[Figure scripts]
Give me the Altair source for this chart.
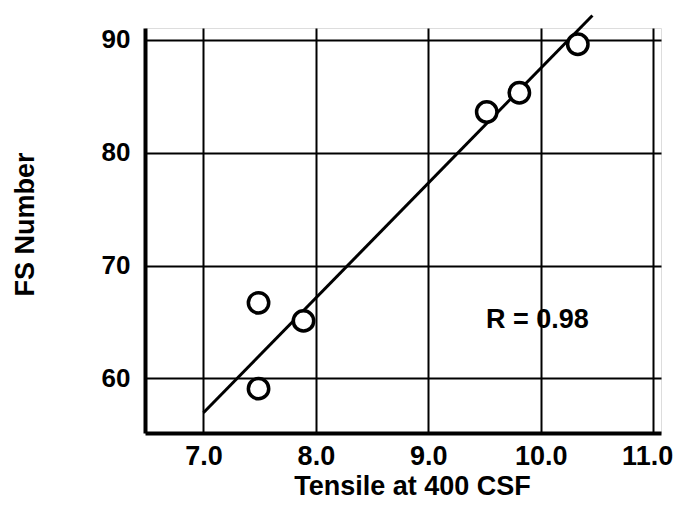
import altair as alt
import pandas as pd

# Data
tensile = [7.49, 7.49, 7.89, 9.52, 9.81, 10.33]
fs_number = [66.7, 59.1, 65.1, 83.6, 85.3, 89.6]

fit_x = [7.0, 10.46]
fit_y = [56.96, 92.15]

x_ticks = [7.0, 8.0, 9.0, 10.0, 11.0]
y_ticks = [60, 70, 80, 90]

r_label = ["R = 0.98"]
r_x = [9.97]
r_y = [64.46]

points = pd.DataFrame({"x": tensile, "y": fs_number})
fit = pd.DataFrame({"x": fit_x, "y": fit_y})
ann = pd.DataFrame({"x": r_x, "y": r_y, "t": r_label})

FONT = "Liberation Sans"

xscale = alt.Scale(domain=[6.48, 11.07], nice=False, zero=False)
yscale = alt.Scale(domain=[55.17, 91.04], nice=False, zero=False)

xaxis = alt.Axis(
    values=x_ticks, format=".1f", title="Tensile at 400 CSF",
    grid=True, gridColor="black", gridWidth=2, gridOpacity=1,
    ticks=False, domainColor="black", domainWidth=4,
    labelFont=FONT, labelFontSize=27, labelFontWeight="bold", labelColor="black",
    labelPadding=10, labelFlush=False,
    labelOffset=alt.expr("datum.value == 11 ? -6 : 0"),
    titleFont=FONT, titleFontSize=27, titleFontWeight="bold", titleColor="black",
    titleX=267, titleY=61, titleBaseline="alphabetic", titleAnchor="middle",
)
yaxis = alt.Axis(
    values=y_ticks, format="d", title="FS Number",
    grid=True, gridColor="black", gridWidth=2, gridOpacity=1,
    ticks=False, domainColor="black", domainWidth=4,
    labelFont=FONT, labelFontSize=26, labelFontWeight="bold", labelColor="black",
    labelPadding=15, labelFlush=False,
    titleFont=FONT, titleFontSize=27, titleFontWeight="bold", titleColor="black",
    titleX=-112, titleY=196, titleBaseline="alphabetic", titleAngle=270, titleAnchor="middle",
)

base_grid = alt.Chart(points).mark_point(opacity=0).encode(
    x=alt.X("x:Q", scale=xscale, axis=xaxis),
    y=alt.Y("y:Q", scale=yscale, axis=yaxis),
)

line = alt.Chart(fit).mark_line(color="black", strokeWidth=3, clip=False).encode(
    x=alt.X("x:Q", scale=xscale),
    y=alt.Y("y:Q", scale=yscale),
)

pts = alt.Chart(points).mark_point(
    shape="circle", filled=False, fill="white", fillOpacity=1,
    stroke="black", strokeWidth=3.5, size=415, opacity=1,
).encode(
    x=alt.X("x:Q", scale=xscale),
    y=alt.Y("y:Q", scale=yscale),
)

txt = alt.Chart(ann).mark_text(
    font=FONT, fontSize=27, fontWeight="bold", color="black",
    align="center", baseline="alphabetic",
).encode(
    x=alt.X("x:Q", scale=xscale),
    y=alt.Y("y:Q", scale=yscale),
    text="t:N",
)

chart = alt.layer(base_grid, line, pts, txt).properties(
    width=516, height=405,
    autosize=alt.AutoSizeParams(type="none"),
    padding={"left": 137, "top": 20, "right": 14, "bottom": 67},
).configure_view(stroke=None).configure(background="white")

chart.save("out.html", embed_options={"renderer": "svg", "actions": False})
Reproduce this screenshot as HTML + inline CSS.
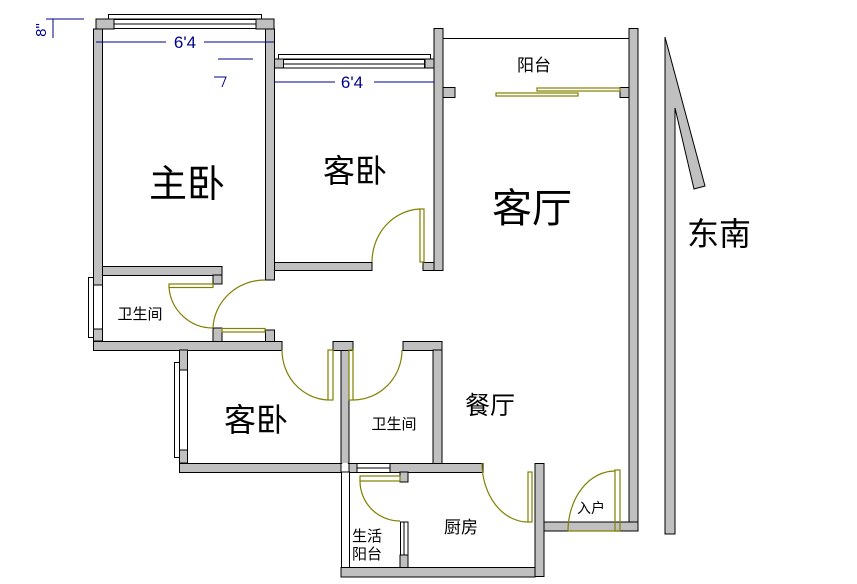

WHAT NEEDS TO BE DONE: Would you set down the listing exactly, omitting pictures?

TASK OUTPUT:
Give me the Altair source for this chart.
import altair as alt
import pandas as pd

# Data
tensile = [7.49, 7.49, 7.89, 9.52, 9.81, 10.33]
fs_number = [66.7, 59.1, 65.1, 83.6, 85.3, 89.6]

fit_x = [7.0, 10.46]
fit_y = [56.96, 92.15]

x_ticks = [7.0, 8.0, 9.0, 10.0, 11.0]
y_ticks = [60, 70, 80, 90]

r_label = ["R = 0.98"]
r_x = [9.97]
r_y = [64.46]

points = pd.DataFrame({"x": tensile, "y": fs_number})
fit = pd.DataFrame({"x": fit_x, "y": fit_y})
ann = pd.DataFrame({"x": r_x, "y": r_y, "t": r_label})

FONT = "Liberation Sans"

xscale = alt.Scale(domain=[6.48, 11.07], nice=False, zero=False)
yscale = alt.Scale(domain=[55.17, 91.04], nice=False, zero=False)

xaxis = alt.Axis(
    values=x_ticks, format=".1f", title="Tensile at 400 CSF",
    grid=True, gridColor="black", gridWidth=2, gridOpacity=1,
    ticks=False, domainColor="black", domainWidth=4,
    labelFont=FONT, labelFontSize=27, labelFontWeight="bold", labelColor="black",
    labelPadding=10, labelFlush=False,
    labelOffset=alt.expr("datum.value == 11 ? -6 : 0"),
    titleFont=FONT, titleFontSize=27, titleFontWeight="bold", titleColor="black",
    titleX=267, titleY=61, titleBaseline="alphabetic", titleAnchor="middle",
)
yaxis = alt.Axis(
    values=y_ticks, format="d", title="FS Number",
    grid=True, gridColor="black", gridWidth=2, gridOpacity=1,
    ticks=False, domainColor="black", domainWidth=4,
    labelFont=FONT, labelFontSize=26, labelFontWeight="bold", labelColor="black",
    labelPadding=15, labelFlush=False,
    titleFont=FONT, titleFontSize=27, titleFontWeight="bold", titleColor="black",
    titleX=-112, titleY=196, titleBaseline="alphabetic", titleAngle=270, titleAnchor="middle",
)

base_grid = alt.Chart(points).mark_point(opacity=0).encode(
    x=alt.X("x:Q", scale=xscale, axis=xaxis),
    y=alt.Y("y:Q", scale=yscale, axis=yaxis),
)

line = alt.Chart(fit).mark_line(color="black", strokeWidth=3, clip=False).encode(
    x=alt.X("x:Q", scale=xscale),
    y=alt.Y("y:Q", scale=yscale),
)

pts = alt.Chart(points).mark_point(
    shape="circle", filled=False, fill="white", fillOpacity=1,
    stroke="black", strokeWidth=3.5, size=415, opacity=1,
).encode(
    x=alt.X("x:Q", scale=xscale),
    y=alt.Y("y:Q", scale=yscale),
)

txt = alt.Chart(ann).mark_text(
    font=FONT, fontSize=27, fontWeight="bold", color="black",
    align="center", baseline="alphabetic",
).encode(
    x=alt.X("x:Q", scale=xscale),
    y=alt.Y("y:Q", scale=yscale),
    text="t:N",
)

chart = alt.layer(base_grid, line, pts, txt).properties(
    width=516, height=405,
    autosize=alt.AutoSizeParams(type="none"),
    padding={"left": 137, "top": 20, "right": 14, "bottom": 67},
).configure_view(stroke=None).configure(background="white")

chart.save("out.html", embed_options={"renderer": "svg", "actions": False})
Reproduce this screenshot as HTML + inline CSS.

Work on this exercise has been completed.